Votre single Old Mill, sorti récemment, s’inscrit lui aussi dans cette logique de référence directe au film. Peux-tu nous en parler ?
Old Mill, c’est le nom d’une vieille usine désaffectée dans le film, un lieu central. C’est là que le héros est abattu, et c’est aussi là que se déroule la scène finale. C’est un lieu de tension, de bascule. Quand on a travaillé la bande-son du ciné-concert, cette séquence nous a débloqués. Il y avait une intensité telle qu’on a plongé dans les sons les plus froids, les plus granuleux, avec nos modulaires à fond. De là sont nés des thèmes, des leitmotivs qu’on a ensuite tissés dans tout l’album.
Vous êtes actuellement en tournée avec ce ciné-concert. Comment avez-vous abordé ce format ?
C’est la deuxième fois qu’on expérimente ce type de projet. On l’avait déjà fait avec Fargo, et on avait beaucoup aimé ce que cela permet : mêler image et son, réinterpréter un film en direct, créer une atmosphère commune avec le public. Le ciné-concert autour de Robocop tourne depuis deux ans maintenant. Mais on ressent aussi l’envie de revenir à des formats plus classiques, des concerts où la musique peut exister seule, sans dépendre du visuel. On veut retrouver cette frontalité du live.
La release party de l’album est prévue pour bientôt ?

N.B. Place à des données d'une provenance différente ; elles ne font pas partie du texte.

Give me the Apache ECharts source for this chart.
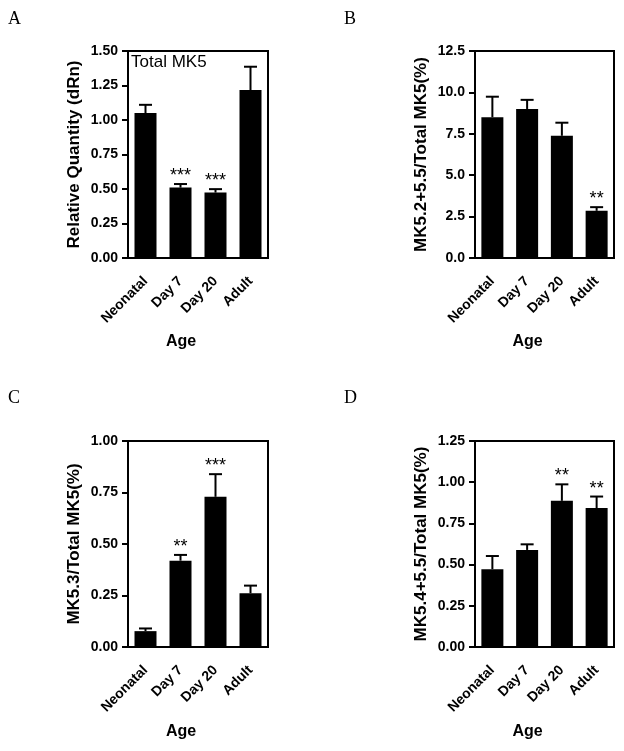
<!DOCTYPE html>
<html>
<head>
<meta charset="utf-8">
<script src="https://cdn.jsdelivr.net/npm/echarts@6/dist/echarts.min.js"></script>
<style>
html,body{margin:0;padding:0;background:#fff;}
#chart{width:624px;height:751px;}
</style>
</head>
<body>
<div id="chart"></div>
<script>
// ---- data ----
const categories = ['Neonatal', 'Day 7', 'Day 20', 'Adult'];

const meanA = [1.05, 0.51, 0.474, 1.217];
const semA  = [0.06, 0.026, 0.025, 0.169];
const sigA  = ['', '***', '***', ''];

const meanB = [8.5, 9.0, 7.38, 2.85];
const semB  = [1.24, 0.55, 0.79, 0.22];
const sigB  = ['', '', '', '**'];

const meanC = [0.077, 0.419, 0.729, 0.261];
const semC  = [0.013, 0.028, 0.11, 0.037];
const sigC  = ['', '**', '***', ''];

const meanD = [0.472, 0.589, 0.887, 0.843];
const semD  = [0.08, 0.034, 0.10, 0.07];
const sigD  = ['', '', '**', '**'];

const yTitleA = 'Relative Quantity (dRn)';
const yTitleB = 'MK5.2+5.5/Total MK5(%)';
const yTitleC = 'MK5.3/Total MK5(%)';
const yTitleD = 'MK5.4+5.5/Total MK5(%)';
const xTitle = 'Age';
const panelLetters = ['A', 'B', 'C', 'D'];
const insetTextA = 'Total MK5';

const yMax = [1.5, 12.5, 1.0, 1.25];
const yStep = [0.25, 2.5, 0.25, 0.25];
const yDecimals = [2, 1, 2, 2];

// ---- layout ----
const FONT = "'Liberation Sans', Arial, sans-serif";
const panels = [
  {mean: meanA, sem: semA, sig: sigA, title: yTitleA, gap: 76, grid: {left: 128, top: 51, width: 140, height: 207}},
  {mean: meanB, sem: semB, sig: sigB, title: yTitleB, gap: 76, grid: {left: 475, top: 51, width: 139, height: 207}},
  {mean: meanC, sem: semC, sig: sigC, title: yTitleC, gap: 77, grid: {left: 128, top: 441, width: 140, height: 206}},
  {mean: meanD, sem: semD, sig: sigD, title: yTitleD, gap: 77, grid: {left: 475, top: 441, width: 139, height: 206}}
];

const grids = [], xAxes = [], yAxes = [], series = [];
panels.forEach((p, k) => {
  grids.push(Object.assign({show: true, borderColor: '#000', borderWidth: 2, backgroundColor: 'transparent'}, p.grid));
  xAxes.push({
    type: 'category', gridIndex: k, data: categories,
    axisLine: {lineStyle: {color: '#000', width: 2}},
    axisTick: {alignWithLabel: true, length: 6, lineStyle: {color: '#000', width: 2}},
    axisLabel: {interval: 0, rotate: 45, margin: 21, color: '#000', fontFamily: FONT, fontWeight: 'bold', fontSize: 14},
    name: xTitle, nameLocation: 'middle', nameGap: p.gap,
    nameTextStyle: {color: '#000', fontFamily: FONT, fontWeight: 'bold', fontSize: 16, padding: [0, 34, 0, 0]}
  });
  yAxes.push({
    type: 'value', gridIndex: k, min: 0, max: yMax[k], interval: yStep[k],
    axisLine: {show: true, lineStyle: {color: '#000', width: 2}},
    axisTick: {show: true, length: 6, lineStyle: {color: '#000', width: 2}},
    splitLine: {show: false},
    axisLabel: {margin: 10, color: '#000', fontFamily: FONT, fontWeight: 'bold', fontSize: 14,
      formatter: v => v.toFixed(yDecimals[k])},
    name: p.title, nameLocation: 'middle', nameGap: 45,
    nameTextStyle: {color: '#000', fontFamily: FONT, fontWeight: 'bold', fontSize: 17}
  });
  series.push({
    type: 'bar', xAxisIndex: k, yAxisIndex: k, data: p.mean, barWidth: 22,
    itemStyle: {color: '#000'}, silent: true
  });
  const errData = p.mean.map((m, i) => [i, m, m + p.sem[i]]);
  series.push({
    type: 'custom', xAxisIndex: k, yAxisIndex: k, data: errData, z: 5, silent: true,
    encode: {x: 0, y: [1, 2]},
    renderItem: (params, api) => {
      const i = api.value(0);
      const base = api.coord([i, api.value(1)]);
      const top = api.coord([i, api.value(2)]);
      const children = [
        {type: 'line', shape: {x1: base[0], y1: base[1], x2: top[0], y2: top[1]}, style: {stroke: '#000', lineWidth: 2}},
        {type: 'line', shape: {x1: top[0] - 6.5, y1: top[1], x2: top[0] + 6.5, y2: top[1]}, style: {stroke: '#000', lineWidth: 2}}
      ];
      const s = p.sig[params.dataIndex];
      if (s) {
        children.push({type: 'text', x: top[0], y: top[1] + 1,
          style: {text: s, fill: '#000', font: '18px ' + FONT, align: 'center', verticalAlign: 'bottom'}});
      }
      return {type: 'group', children};
    }
  });
});

const letterPos = [[8, 10], [344, 10], [8, 389], [344, 389]];
const graphic = panelLetters.map((t, k) => ({
  type: 'text', left: letterPos[k][0], top: letterPos[k][1],
  style: {text: t, fill: '#000', font: "18px 'Liberation Serif', 'Times New Roman', serif"}
}));
graphic.push({type: 'text', left: 131, top: 54,
  style: {text: insetTextA, fill: '#000', font: '17px ' + FONT}});

const chart = echarts.init(document.getElementById('chart'), null, {renderer: 'canvas'});
chart.setOption({
  backgroundColor: '#fff',
  animation: false,
  grid: grids, xAxis: xAxes, yAxis: yAxes, series, graphic
});
</script>
</body>
</html>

Oui, le 17 juin au Point Éphémère à Paris. Ce seront des concerts très travaillés, pensés comme des prolongements scéniques de l’album. On y retrouvera nos textures, nos recherches sonores, mais aussi une énergie plus brute, plus directe. Ce sera l’occasion de faire vivre Delta City autrement, hors du cadre du film, mais toujours dans cet esprit d’exploration et de transformation.